The University will remove temporary smoking locations next month to become a fully tobacco-free campus but will continue to enforce the policy without fining violators.
Starting March 1, smoking tobacco will no longer be allowed at the 15 temporary locations, including two at the Pickle Research Center.
University spokeswoman Adrienne Howarth-Moore said the tobacco-free policy applies to UT property and areas under the University’s control, excluding neighboring streets. She said the University will monitor areas on campus where tobacco use is reported.

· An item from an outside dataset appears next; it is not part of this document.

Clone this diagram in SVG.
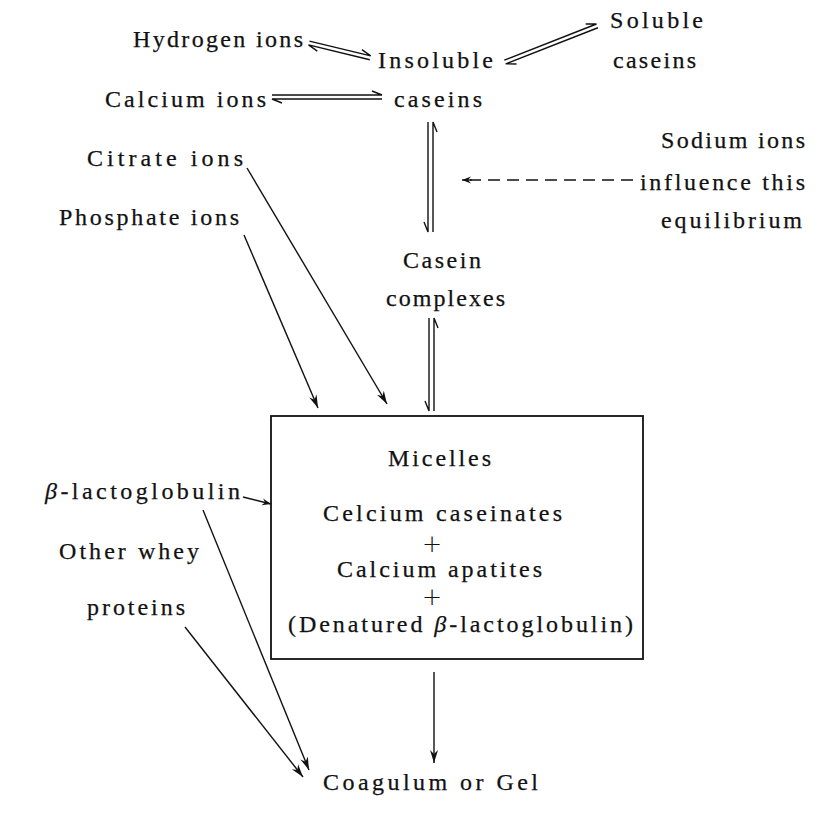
<svg xmlns="http://www.w3.org/2000/svg" width="827" height="820" viewBox="0 0 827 820">
<defs>
<style>
text{font-family:"Liberation Serif","Times New Roman",serif;font-size:24px;fill:#111;stroke:#111;stroke-width:0.25;}
.plus{font-family:"DejaVu Sans",sans-serif;font-size:24px;font-weight:300;stroke-width:0;}
.ln{stroke:#111;stroke-width:1.4;fill:none;}
.dash{stroke:#111;stroke-width:1.4;fill:none;stroke-dasharray:12 7;}
.box{stroke:#111;stroke-width:1.8;fill:none;}
</style>
<marker id="ah" markerUnits="userSpaceOnUse" markerWidth="16" markerHeight="12" refX="13" refY="5" orient="auto">
<path d="M0,1 L13,5 L0,9 L4,5 Z" fill="#111"/>
</marker>
<marker id="ahs" markerUnits="userSpaceOnUse" markerWidth="12" markerHeight="10" refX="9" refY="4" orient="auto">
<path d="M0,0.5 L9,4 L0,7.5 L3,4 Z" fill="#111"/>
</marker>
</defs>
<rect width="827" height="820" fill="#fff"/>

<g id="n-hydrogen"><text x="133" y="47" textLength="170" lengthAdjust="spacing">Hydrogen ions</text></g>
<g id="n-insoluble"><text x="378" y="68" textLength="115" lengthAdjust="spacing">Insoluble</text><text x="394" y="107" textLength="88" lengthAdjust="spacing">caseins</text></g>
<g id="n-soluble"><text x="610" y="28" textLength="93" lengthAdjust="spacing">Soluble</text><text x="613" y="68" textLength="83" lengthAdjust="spacing">caseins</text></g>
<g id="n-calcium"><text x="105" y="107" textLength="161" lengthAdjust="spacing">Calcium ions</text></g>
<g id="n-citrate"><text x="87" y="166" textLength="156" lengthAdjust="spacing">Citrate ions</text></g>
<g id="n-phosphate"><text x="59" y="225" textLength="180" lengthAdjust="spacing">Phosphate ions</text></g>
<g id="n-sodium"><text x="661" y="148" textLength="144" lengthAdjust="spacing">Sodium ions</text><text x="640" y="190" textLength="165" lengthAdjust="spacing">influence this</text><text x="661" y="228" textLength="141" lengthAdjust="spacing">equilibrium</text></g>
<g id="n-complexes"><text x="403" y="268" textLength="78" lengthAdjust="spacing">Casein</text><text x="386" y="306" textLength="119" lengthAdjust="spacing">complexes</text></g>
<g id="n-micelles">
<rect class="box" x="271" y="416" width="372" height="243"/>
<text x="388" y="466" textLength="103" lengthAdjust="spacing">Micelles</text>
<text x="323" y="521" textLength="239" lengthAdjust="spacing">Celcium caseinates</text>
<text class="plus" x="432" y="552" text-anchor="middle">+</text>
<text x="337" y="577" textLength="205" lengthAdjust="spacing">Calcium apatites</text>
<text class="plus" x="432" y="605" text-anchor="middle">+</text>
<text x="288" y="632" textLength="345" lengthAdjust="spacing">(Denatured <tspan font-style="italic">β</tspan>-lactoglobulin)</text>
</g>
<g id="n-blg"><text x="45" y="499" textLength="195" lengthAdjust="spacing"><tspan font-style="italic">β</tspan>-lactoglobulin</text></g>
<g id="n-whey"><text x="59" y="559" textLength="140" lengthAdjust="spacing">Other whey</text><text x="87" y="615" textLength="98" lengthAdjust="spacing">proteins</text></g>
<g id="n-coagulum"><text x="323" y="790" textLength="215" lengthAdjust="spacing">Coagulum or Gel</text></g>

<g id="connectors">
<g transform="translate(309,43) rotate(13.6)">
<path class="ln" d="M0,-2 H63 L53,-6"/>
<path class="ln" d="M63,2 H0 L10,6"/>
</g>
<g transform="translate(505,62) rotate(-21.4)">
<path class="ln" d="M0,-2 H99 L89,-6"/>
<path class="ln" d="M99,2 H0 L10,6"/>
</g>
<path class="ln" d="M272,95 H382 L372,91"/>
<path class="ln" d="M382,99 H272 L282,103"/>
<path class="ln" d="M428,122 V232 L424,222"/>
<path class="ln" d="M433,232 V122 L437,132"/>
<path class="ln" d="M429,318 V411 L425,401"/>
<path class="ln" d="M434,411 V318 L438,328"/>
<path class="dash" d="M633,180 H470"/>
<path class="ln" d="M472,180 H462" marker-end="url(#ahs)"/>
<path class="ln" d="M247,168 L387,404" marker-end="url(#ah)"/>
<path class="ln" d="M244,235 L318,408" marker-end="url(#ah)"/>
<path class="ln" d="M243,497 L271,504" marker-end="url(#ahs)"/>
<path class="ln" d="M203,510 L309,770" marker-end="url(#ah)"/>
<path class="ln" d="M185,627 L303,777" marker-end="url(#ah)"/>
<path class="ln" d="M434,672 V763" marker-end="url(#ah)"/>
</g>
</svg>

“Although there is not currently a fines structure in place, if someone repeatedly is advised to not use tobacco products and they continue to use those products, that is a violation of campus policy,” Howarth-Moore said. “It will be treated like any other violation of policy.”
Current violations of campus policy are dealt with by various organizations. For example, students who breach University policy must deal with it through Student Judicial Services at the Dean of Students.
In February 2012, the Cancer Prevention Research Institute of Texas, or CPRIT, required the University to make all facilities tobacco-free by March of that year to continue to recieve research funding. The University allowed select temporary smoking areas on its facilities for one year, as well as allowing smoking for academic research.
According to the University Health Services’ college health assessment survey, 2.7 percent of UT students reported smoking at least one cigarrette every day of the month. The American Cancer Association reports that 19 percent of the United States adult population smokes.
Psychology junior Ticiane Silva said she smokes about 10 cigarettes a day, often near Littlefield Patio Cafe, and is not planning on quitting because of the campus-wide ban. She said students who regularly meet there will likely just walk to neighboring streets to smoke between class.
“Last semester this area was pretty famous. We call it ‘The Lounge,’” Silva said. “We’ll just go to Dean Keaton now.”
University Health Services offers a mobile app and informative classes to help smokers who want to quit make the transition easier. Resources to help individuals minimize tobacco use increased through the semester.
“Although they’re offering those classes to help you quit smoking, it’s not that I want to quit and can’t,” Silva said. “I don’t want to quit. I like it.”
Marketing senior Alejandra Garcia said she’s glad the temporary location near the Red McCombs School of Business will be smoke-free because it impacts everyone passing by, not just those smoking.
“I hate passing by there,” Garcia said. “If they were somewhere else I wouldn’t even be concerned about it, but because it’s so close to where I go basically all day it does bother me. I don’t think that I should have to be succumb to second-hand smoke when I don’t even smoke.”
Howarth-Moore said although CPRIT’s requirement allowed the University to implement the policy quickly, UT had been concerned with minimizing tobacco use, including making the Darrell K Royal-Texas Memorial Stadium smoke-free.
“Because of the CPRIT requirement, what could’ve taken three to five years to accomplish, we had to accomplish it in months,” she said. “Looking at the future, we’re going to be a healthier institution.”
Published on January 25, 2013 as "Campus to phase out temporary smoking areas".